> [Your instructions]
Leave out any picture and return the remaining listing below exactly as given.

═══

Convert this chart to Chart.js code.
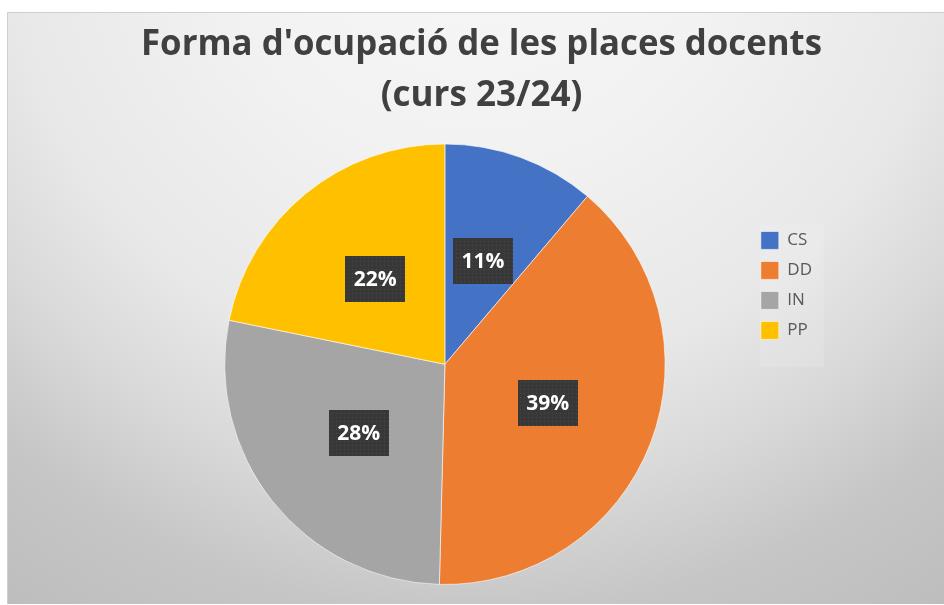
<!DOCTYPE html>
<html>
<head>
<meta charset="utf-8">
<script src="https://cdn.jsdelivr.net/npm/chart.js@4.4.0/dist/chart.umd.min.js"></script>
<style>
  body { margin: 0; background: #fff; }
  #wrap { position: absolute; left: 7px; top: 12px; width: 937px; height: 592px; }
</style>
</head>
<body>
<div id="wrap"><canvas id="pieChart"></canvas></div>
<script>
const categories = ['CS', 'DD', 'IN', 'PP'];
const shares = [11.2, 39.2, 27.8, 21.8];
const sliceColors = ['#4472C4', '#ED7D31', '#A5A5A5', '#FFC000'];
const titleLines = ["Forma d'ocupació de les places docents", '(curs 23/24)'];

// dotted dark pattern for the data label boxes
const patCanvas = document.createElement('canvas');
patCanvas.width = 4; patCanvas.height = 4;
const pctx = patCanvas.getContext('2d');
pctx.fillStyle = '#383838';
pctx.fillRect(0, 0, 4, 4);
pctx.fillStyle = '#4a4a4a';
pctx.fillRect(1, 1, 1, 1);

const backgroundPlugin = {
    id: 'bg',
    beforeDraw(chart) {
        const { ctx, width, height } = chart;
        const cx = width / 2, cy = -112;
        const g = ctx.createRadialGradient(cx, cy, 0, cx, cy, 850);
        g.addColorStop(0, '#f7f7f7');
        g.addColorStop(0.3, '#f2f2f2');
        g.addColorStop(0.56, '#e8e8e8');
        g.addColorStop(0.7, '#d9d9d9');
        g.addColorStop(0.84, '#c6c6c6');
        g.addColorStop(1, '#bdbdbd');
        ctx.save();
        ctx.fillStyle = g;
        ctx.fillRect(0, 0, width, height);
        // thin frame on top and left
        ctx.strokeStyle = '#cfcfcf';
        ctx.lineWidth = 1;
        ctx.beginPath();
        ctx.moveTo(0.5, height);
        ctx.lineTo(0.5, 0.5);
        ctx.lineTo(width, 0.5);
        ctx.stroke();
        // faint panel behind the legend
        const lg = chart.legend;
        if (lg) {
            ctx.fillStyle = 'rgba(255,255,255,0.12)';
            ctx.fillRect(lg.left + 11, 213, 64, 142);
        }
        ctx.restore();
    }
};

const labelPlugin = {
    id: 'pctLabels',
    afterDatasetsDraw(chart) {
        const { ctx } = chart;
        const meta = chart.getDatasetMeta(0);
        const total = shares.reduce((a, b) => a + b, 0);
        const pattern = ctx.createPattern(patCanvas, 'repeat');
        ctx.save();
        meta.data.forEach((arc, i) => {
            const p = arc.getCenterPoint();
            const w = 60, h = 46;
            ctx.fillStyle = pattern;
            ctx.fillRect(Math.round(p.x - w / 2), Math.round(p.y - h / 2), w, h);
            ctx.fillStyle = '#ffffff';
            ctx.font = 'bold 21px "Open Sans"';
            ctx.textAlign = 'center';
            ctx.textBaseline = 'middle';
            ctx.fillText(Math.round(shares[i] / total * 100) + '%', p.x, p.y + 1);
        });
        ctx.restore();
    }
};

const ctx = document.getElementById('pieChart').getContext('2d');
const pieChart = new Chart(ctx, {
    type: 'pie',
    data: {
        labels: categories,
        datasets: [{
            data: shares,
            backgroundColor: sliceColors,
            borderColor: 'rgba(255,255,255,0.6)',
            borderWidth: 1
        }]
    },
    options: {
        responsive: true,
        maintainAspectRatio: false,
        animation: false,
        layout: {
            padding: { left: 134, right: 122, top: 0, bottom: 19 }
        },
        plugins: {
            title: {
                display: true,
                text: titleLines,
                color: '#404040',
                font: { family: 'Open Sans', size: 35, weight: 'bold', lineHeight: 1.45 },
                padding: { top: 8, bottom: 22 }
            },
            legend: {
                position: 'right',
                align: 'start',
                title: {
                    display: true,
                    text: ' ',
                    font: { size: 12 },
                    padding: { top: 193, bottom: 0 }
                },
                labels: {
                    boxWidth: 18,
                    boxHeight: 18,
                    padding: 12,
                    color: '#595959',
                    font: { family: 'Open Sans', size: 17 }
                }
            },
            tooltip: { enabled: false }
        }
    },
    plugins: [backgroundPlugin, labelPlugin]
});
</script>
</body>
</html>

═══

> [Output for this task]
Convert this chart to Chart.js code.
<!DOCTYPE html>
<html>
<head>
<meta charset="utf-8">
<script src="https://cdn.jsdelivr.net/npm/chart.js@4.4.0/dist/chart.umd.min.js"></script>
<style>
  body { margin: 0; background: #fff; }
  #wrap { position: absolute; left: 7px; top: 12px; width: 937px; height: 592px; }
</style>
</head>
<body>
<div id="wrap"><canvas id="pieChart"></canvas></div>
<script>
const categories = ['CS', 'DD', 'IN', 'PP'];
const shares = [11.2, 39.2, 27.8, 21.8];
const sliceColors = ['#4472C4', '#ED7D31', '#A5A5A5', '#FFC000'];
const titleLines = ["Forma d'ocupació de les places docents", '(curs 23/24)'];

// dotted dark pattern for the data label boxes
const patCanvas = document.createElement('canvas');
patCanvas.width = 4; patCanvas.height = 4;
const pctx = patCanvas.getContext('2d');
pctx.fillStyle = '#383838';
pctx.fillRect(0, 0, 4, 4);
pctx.fillStyle = '#4a4a4a';
pctx.fillRect(1, 1, 1, 1);

const backgroundPlugin = {
    id: 'bg',
    beforeDraw(chart) {
        const { ctx, width, height } = chart;
        const cx = width / 2, cy = -112;
        const g = ctx.createRadialGradient(cx, cy, 0, cx, cy, 850);
        g.addColorStop(0, '#f7f7f7');
        g.addColorStop(0.3, '#f2f2f2');
        g.addColorStop(0.56, '#e8e8e8');
        g.addColorStop(0.7, '#d9d9d9');
        g.addColorStop(0.84, '#c6c6c6');
        g.addColorStop(1, '#bdbdbd');
        ctx.save();
        ctx.fillStyle = g;
        ctx.fillRect(0, 0, width, height);
        // thin frame on top and left
        ctx.strokeStyle = '#cfcfcf';
        ctx.lineWidth = 1;
        ctx.beginPath();
        ctx.moveTo(0.5, height);
        ctx.lineTo(0.5, 0.5);
        ctx.lineTo(width, 0.5);
        ctx.stroke();
        // faint panel behind the legend
        const lg = chart.legend;
        if (lg) {
            ctx.fillStyle = 'rgba(255,255,255,0.12)';
            ctx.fillRect(lg.left + 11, 213, 64, 142);
        }
        ctx.restore();
    }
};

const labelPlugin = {
    id: 'pctLabels',
    afterDatasetsDraw(chart) {
        const { ctx } = chart;
        const meta = chart.getDatasetMeta(0);
        const total = shares.reduce((a, b) => a + b, 0);
        const pattern = ctx.createPattern(patCanvas, 'repeat');
        ctx.save();
        meta.data.forEach((arc, i) => {
            const p = arc.getCenterPoint();
            const w = 60, h = 46;
            ctx.fillStyle = pattern;
            ctx.fillRect(Math.round(p.x - w / 2), Math.round(p.y - h / 2), w, h);
            ctx.fillStyle = '#ffffff';
            ctx.font = 'bold 21px "Open Sans"';
            ctx.textAlign = 'center';
            ctx.textBaseline = 'middle';
            ctx.fillText(Math.round(shares[i] / total * 100) + '%', p.x, p.y + 1);
        });
        ctx.restore();
    }
};

const ctx = document.getElementById('pieChart').getContext('2d');
const pieChart = new Chart(ctx, {
    type: 'pie',
    data: {
        labels: categories,
        datasets: [{
            data: shares,
            backgroundColor: sliceColors,
            borderColor: 'rgba(255,255,255,0.6)',
            borderWidth: 1
        }]
    },
    options: {
        responsive: true,
        maintainAspectRatio: false,
        animation: false,
        layout: {
            padding: { left: 134, right: 122, top: 0, bottom: 19 }
        },
        plugins: {
            title: {
                display: true,
                text: titleLines,
                color: '#404040',
                font: { family: 'Open Sans', size: 35, weight: 'bold', lineHeight: 1.45 },
                padding: { top: 8, bottom: 22 }
            },
            legend: {
                position: 'right',
                align: 'start',
                title: {
                    display: true,
                    text: ' ',
                    font: { size: 12 },
                    padding: { top: 193, bottom: 0 }
                },
                labels: {
                    boxWidth: 18,
                    boxHeight: 18,
                    padding: 12,
                    color: '#595959',
                    font: { family: 'Open Sans', size: 17 }
                }
            },
            tooltip: { enabled: false }
        }
    },
    plugins: [backgroundPlugin, labelPlugin]
});
</script>
</body>
</html>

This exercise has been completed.